Letter from America: Bankrupt

In this Letter from America, Angus Deaton captures the contrasting reactions to the present crisis amongst US economists.

Mayhem aside, it’s a privilege to live through a classical slump, rather than to read about it in a textbook. It feels like attending the premiere of a Shakespeare play, or meeting a dinosaur. The experience certainly helps understand the political and economic environment within which Keynesian policies must operate. As an undergraduate, my Cambridge teachers explained how the great depression need never have happened, if only the poor, unenlightened policy makers had understood Keynesian economics, just as diabetics need never have died if they had only known about insulin. As in too much of the economics we were taught, politics was neglected, and in the US, the politics has certainly come back to bite. The Republican party is unanimously anti-Keynesian and robustly challenges stimulus policies with talk of printing money, inflation, generational theft, and of the USSA —the first ‘S’ stands for socialist — and sinister purpose was even read into the visit to Washington of Britain’s socialist prime minister.

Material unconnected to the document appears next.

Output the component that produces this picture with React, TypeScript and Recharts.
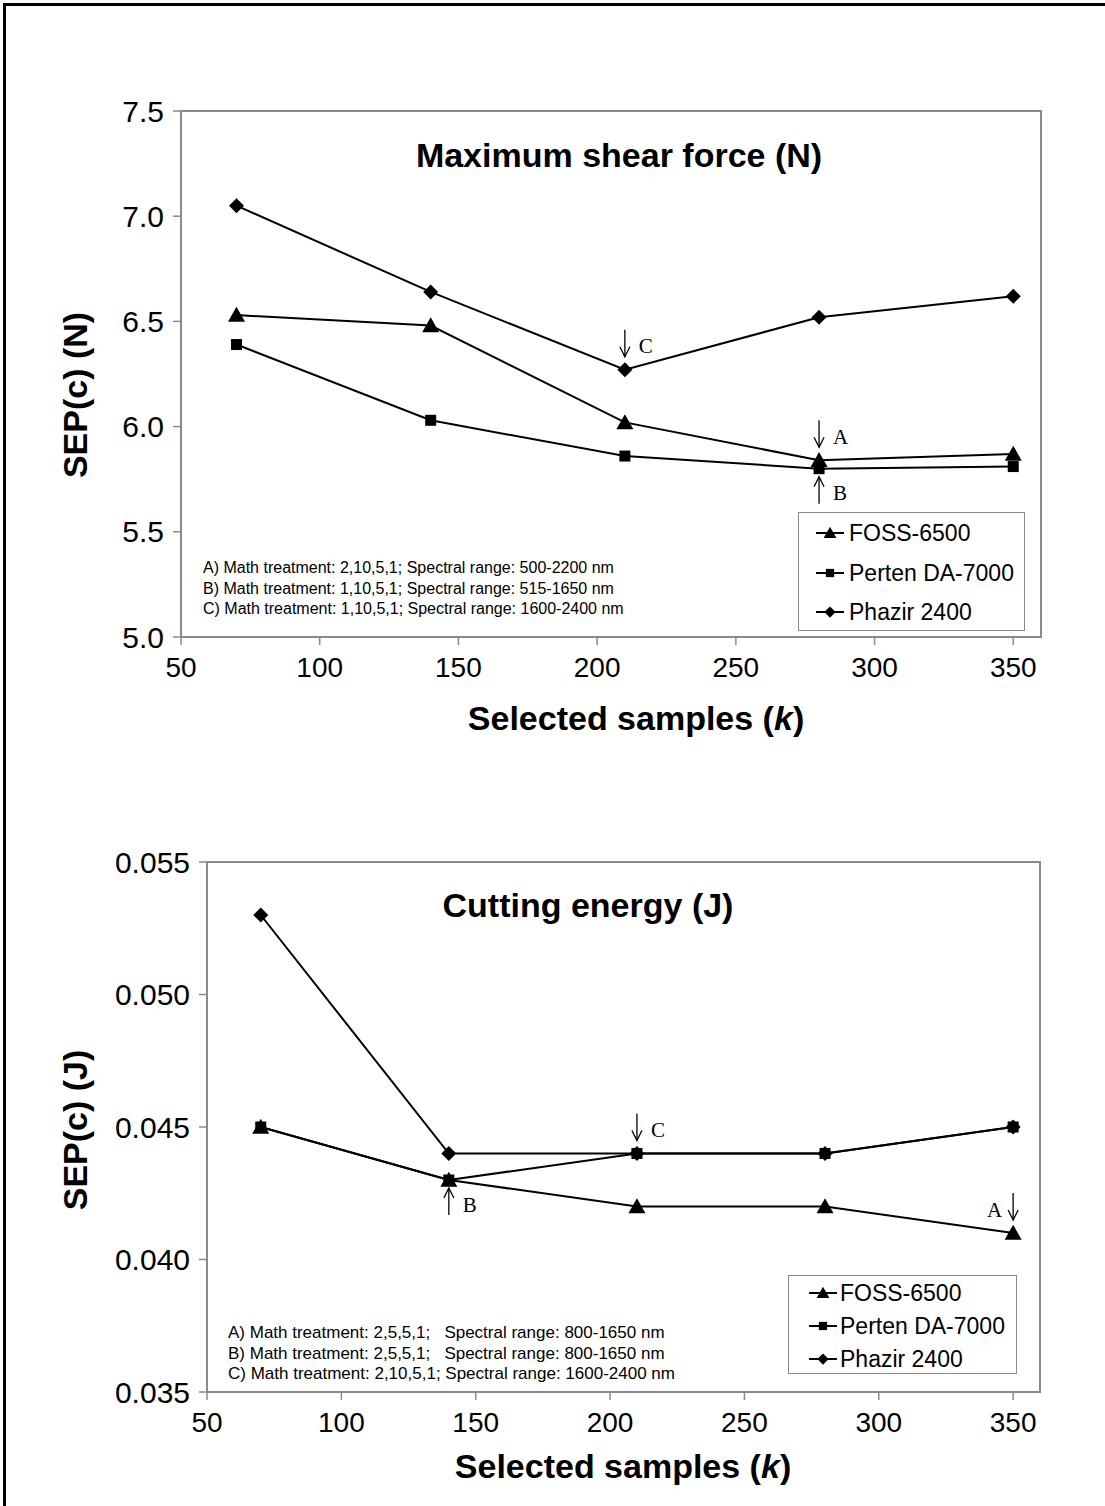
// Two stacked line charts: SEP(c) vs number of selected samples for three NIR instruments.
// Top = maximum shear force (N), bottom = cutting energy (J).

import { LineChart, Line, XAxis, YAxis, Legend, ReferenceDot, ReferenceArea } from 'recharts'

// ── Data ──────────────────────────────────────────────────────────────────────
const samples = [70, 140, 210, 280, 350]
const seriesNames = ['FOSS-6500', 'Perten DA-7000', 'Phazir 2400']

const shearFoss   = [6.53, 6.48, 6.02, 5.84, 5.87]
const shearPerten = [6.39, 6.03, 5.86, 5.80, 5.81]
const shearPhazir = [7.05, 6.64, 6.27, 6.52, 6.62]

const energyFoss   = [0.045, 0.043, 0.042, 0.042, 0.041]
const energyPerten = [0.045, 0.043, 0.044, 0.044, 0.045]
const energyPhazir = [0.053, 0.044, 0.044, 0.044, 0.045]

const xTicks      = [50, 100, 150, 200, 250, 300, 350]
const shearTicks  = [5.0, 5.5, 6.0, 6.5, 7.0, 7.5]
const energyTicks = [0.035, 0.040, 0.045, 0.050, 0.055]

const shearNotes = [
  'A) Math treatment: 2,10,5,1; Spectral range: 500-2200 nm',
  'B) Math treatment: 1,10,5,1; Spectral range: 515-1650 nm',
  'C) Math treatment: 1,10,5,1; Spectral range: 1600-2400 nm',
]
const energyNotes = [
  'A) Math treatment: 2,5,5,1;   Spectral range: 800-1650 nm',
  'B) Math treatment: 2,5,5,1;   Spectral range: 800-1650 nm',
  'C) Math treatment: 2,10,5,1; Spectral range: 1600-2400 nm',
]

// arrows pointing at the best model of each instrument
const shearMarks = [
  { k: samples[2], value: shearPhazir[2], letter: 'C', dir: 'down', side: 'right' },
  { k: samples[3], value: shearFoss[3],   letter: 'A', dir: 'down', side: 'right' },
  { k: samples[3], value: shearPerten[3], letter: 'B', dir: 'up',   side: 'right' },
]
const energyMarks = [
  { k: samples[2], value: energyPhazir[2], letter: 'C', dir: 'down', side: 'right' },
  { k: samples[1], value: energyPerten[1], letter: 'B', dir: 'up',   side: 'right' },
  { k: samples[4], value: energyFoss[4],   letter: 'A', dir: 'down', side: 'left' },
]

// ── Styles ────────────────────────────────────────────────────────────────────
const SANS  = 'Arial, "Liberation Sans", sans-serif'
const SERIF = '"Times New Roman", "Liberation Serif", serif'
const GRAY  = '#8a8a8a'
const shapes = ['triangle', 'square', 'diamond']

// ── Marker shapes ─────────────────────────────────────────────────────────────
function Marker({ cx, cy, shape, s = 1 }: any) {
  if (cx == null || cy == null) return <g />
  if (shape === 'triangle') {
    const w = 17 * s, h = 15 * s
    return <path d={`M${cx},${cy - h * 0.55} L${cx + w / 2},${cy + h * 0.45} L${cx - w / 2},${cy + h * 0.45} Z`} fill="#000" />
  }
  if (shape === 'square') {
    const a = 11 * s
    return <rect x={cx - a / 2} y={cy - a / 2} width={a} height={a} fill="#000" />
  }
  const r = 7.5 * s
  return <path d={`M${cx},${cy - r} L${cx + r},${cy} L${cx},${cy + r} L${cx - r},${cy} Z`} fill="#000" />
}

// ── Arrow + letter annotation ─────────────────────────────────────────────────
function ArrowMark({ cx, cy, letter, dir, side }: any) {
  const len = 27
  const tip  = dir === 'down' ? cy - 13 : cy + 8
  const tail = dir === 'down' ? tip - len : tip + len
  const d = dir === 'down' ? -10 : 10
  const mid = (tip + tail) / 2
  return (
    <g>
      <line x1={cx} y1={tail} x2={cx} y2={tip} stroke="#000" strokeWidth={1.3} />
      <path d={`M${cx - 5},${tip + d} L${cx},${tip} L${cx + 5},${tip + d}`} fill="none" stroke="#000" strokeWidth={1.3} />
      <text
        x={side === 'right' ? cx + 14 : cx - 11}
        y={mid + 10}
        textAnchor={side === 'right' ? 'start' : 'end'}
        fontFamily={SERIF}
        fontSize={21}
        fill="#000"
      >
        {letter}
      </text>
    </g>
  )
}

// ── Legend box ────────────────────────────────────────────────────────────────
function LegendBox({ payload, rowH, firstPad, symLeft, textLeft }: any) {
  return (
    <div style={{
      width: '100%', height: '100%', boxSizing: 'border-box',
      border: `1.5px solid ${GRAY}`, background: '#fff', position: 'relative',
      fontFamily: SANS, fontSize: 23, color: '#000',
    }}>
      {(payload || []).map((entry: any, i: number) => {
        const cy = firstPad + i * rowH
        return (
          <div key={entry.value} style={{ position: 'absolute', left: 0, top: cy - 15, height: 30, width: '100%' }}>
            <svg width={textLeft} height={30} style={{ position: 'absolute', left: 0, top: 0 }}>
              <line x1={symLeft} y1={15} x2={symLeft + 28} y2={15} stroke="#000" strokeWidth={2} />
              <Marker cx={symLeft + 14} cy={15} shape={shapes[seriesNames.indexOf(entry.value)]} s={0.75} />
            </svg>
            <span style={{ position: 'absolute', left: textLeft, top: 15, transform: 'translateY(-50%)', whiteSpace: 'nowrap', lineHeight: 1 }}>
              {entry.value}
            </span>
          </div>
        )
      })}
    </div>
  )
}

// ── One panel ─────────────────────────────────────────────────────────────────
function Panel({ top, height, margin, yWidth, xHeight, domain, yTicks, yFmt, series, marks, title, titlePos,
  notes, notesPos, notesFont, legendBox, legendRows, yLabel, yLabelShift, xLabelPos }: any) {
  const rows = samples.map((k, i) => ({ k, foss: series[0][i], perten: series[1][i], phazir: series[2][i] }))
  const keys = ['foss', 'perten', 'phazir']

  return (
    <div style={{ position: 'absolute', left: 0, top, width: 1105, height }}>
      <LineChart width={1105} height={height} data={rows} margin={margin}>
        <ReferenceArea x1={50} x2={360} y1={domain[0]} y2={domain[1]} fill="none" stroke={GRAY} strokeWidth={2} />
        <XAxis
          dataKey="k" type="number" domain={[50, 360]} ticks={xTicks} interval={0}
          height={xHeight} tickSize={8} tickMargin={12}
          axisLine={{ stroke: GRAY, strokeWidth: 2 }} tickLine={{ stroke: GRAY, strokeWidth: 1.5 }}
          tick={{ fontFamily: SANS, fontSize: 28, fill: '#000' }}
          label={(p: any) => {
            const vb = p.viewBox
            return (
              <text x={vb.x + xLabelPos[0]} y={vb.y + xLabelPos[1]} textAnchor="middle" fontFamily={SANS} fontSize={34} fontWeight="bold" fill="#000">
                <tspan>Selected samples (</tspan><tspan fontStyle="italic">k</tspan><tspan>)</tspan>
              </text>
            )
          }}
        />
        <YAxis
          type="number" domain={domain} ticks={yTicks} interval={0} allowDataOverflow
          width={yWidth} tickSize={8} tickMargin={9} tickFormatter={yFmt}
          axisLine={{ stroke: GRAY, strokeWidth: 2 }} tickLine={{ stroke: GRAY, strokeWidth: 1.5 }}
          tick={{ fontFamily: SANS, fontSize: 30, fill: '#000' }}
          label={(p: any) => {
            const vb = p.viewBox
            const x = 75
            const y = vb.y + vb.height / 2 + yLabelShift
            return (
              <text x={x} y={y} transform={`rotate(-90, ${x}, ${y})`} textAnchor="middle" dominantBaseline="central"
                fontFamily={SANS} fontSize={34} fontWeight="bold" fill="#000">
                {yLabel}
              </text>
            )
          }}
        />
        <Legend
          layout="vertical" align="center" verticalAlign="middle"
          wrapperStyle={{ left: legendBox[0], top: legendBox[1], width: legendBox[2], height: legendBox[3] }}
          content={(p: any) => <LegendBox payload={p.payload} {...legendRows} />}
        />
        {keys.map((key, i) => (
          <Line
            key={key} dataKey={key} name={seriesNames[i]} stroke="#000" strokeWidth={2}
            isAnimationActive={false} legendType="line"
            dot={(d: any) => <Marker key={`${key}-${d.index}`} cx={d.cx} cy={d.cy} shape={shapes[i]} />}
            activeDot={false}
          />
        ))}
        {marks.map((m: any) => (
          <ReferenceDot
            key={m.letter} x={m.k} y={m.value} r={0}
            shape={(p: any) => <ArrowMark cx={p.cx} cy={p.cy} letter={m.letter} dir={m.dir} side={m.side} />}
          />
        ))}
      </LineChart>

      {/* chart title */}
      <div style={{
        position: 'absolute', left: titlePos[0], top: titlePos[1], transform: 'translate(-50%, -50%)',
        fontFamily: SANS, fontSize: 34, fontWeight: 'bold', whiteSpace: 'nowrap', lineHeight: 1,
      }}>
        {title}
      </div>

      {/* model notes */}
      <div style={{
        position: 'absolute', left: notesPos[0], top: notesPos[1],
        fontFamily: SANS, fontSize: notesFont, lineHeight: '20.5px', whiteSpace: 'pre', color: '#000',
      }}>
        {notes.map((n: string) => <div key={n}>{n}</div>)}
      </div>
    </div>
  )
}

// ─────────────────────────────────────────────────────────────────────────────
export default function App() {
  return (
    <div style={{ position: 'absolute', left: 0, top: 0, width: 1105, height: 1506, background: '#fff', overflow: 'hidden' }}>
      {/* frame of the original figure (only top and left edges are visible) */}
      <div style={{ position: 'absolute', left: 3, top: 3, width: 1200, height: 1600, borderTop: '3px solid #000', borderLeft: '3px solid #000' }} />

      <Panel
        top={0} height={760}
        margin={{ top: 111, right: 64, bottom: 0, left: 0 }} yWidth={181} xHeight={123}
        domain={[5, 7.5]} yTicks={shearTicks} yFmt={(v: number) => v.toFixed(1)}
        series={[shearFoss, shearPerten, shearPhazir]} marks={shearMarks}
        title="Maximum shear force (N)" titlePos={[619, 155]}
        notes={shearNotes} notesPos={[203, 558]} notesFont={16}
        legendBox={[798, 512, 227, 119]} legendRows={{ rowH: 39.5, firstPad: 20, symLeft: 17, textLeft: 50 }}
        yLabel="SEP(c) (N)" yLabelShift={21} xLabelPos={[455, 93]}
      />

      <Panel
        top={760} height={746}
        margin={{ top: 102, right: 65, bottom: 0, left: 0 }} yWidth={207} xHeight={114}
        domain={[0.035, 0.055]} yTicks={energyTicks} yFmt={(v: number) => v.toFixed(3)}
        series={[energyFoss, energyPerten, energyPhazir]} marks={energyMarks}
        title="Cutting energy (J)" titlePos={[588, 145]}
        notes={energyNotes} notesPos={[228, 563]} notesFont={17}
        legendBox={[788, 515, 229, 99]} legendRows={{ rowH: 33, firstPad: 16.5, symLeft: 20, textLeft: 51 }}
        yLabel="SEP(c) (J)" yLabelShift={3} xLabelPos={[416, 86]}
      />
    </div>
  )
}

This talk would not have been unfamiliar 80 years ago. Many politicians and much of the media take it as obvious that the stock-market is the measure of social welfare, and the fall in the market in the early days of the administration marks its policies as having failed. In spite of spreading stock market ownership, opinion polls show that most Americans do not share these views. The majority of American economists — including many who have advised and worked with Republican administrations — have not argued against stimulus spending in and of itself. Yet there has been no unanimity. Robert Barro of Harvard, writing about what he calls ‘Voodoo multipliers’, sounds a common theme, that current events ‘do not invalidate everything we have learned about macroeconomics since 1936’, for example that the multiplier is zero so that presumably people are saving—not because their wealth has fallen—but so that their great grandchildren will have enough to repay the loans for Obama’s stimulus. Instead, he recommends that the elimination of the corporate income tax (which income is that?) as a ‘brilliant’ way to address the crisis. Ed Prescott of Arizona State notes that it is not true that all economists agree on the effectiveness of a fiscal stimulus though ‘If you go down to the third-tier schools, yes, but they are not the people advancing the science.’ The (libertarian) Cato Institute found 200 economists to sign a full-page advertisement stating that government expenditure has not stimulated economies in the past, and will not do so now. Prominently absent from the signatories are professors of economics at ‘third-tier schools’ such as Harvard, MIT, and Princeton, perhaps because so many of their faculty are in Washington, helping to construct the stimulus. It is not clear how many of the 200 signers actually endorse Ricardian equivalence or DSGE models, and many may simply be sceptical of large government programs under current American political conditions. Yet many economists do not appear to recognise that such programs might act differently in a slump than at full employment, nor would they learn such a thing in many modern graduate courses in macroeconomics.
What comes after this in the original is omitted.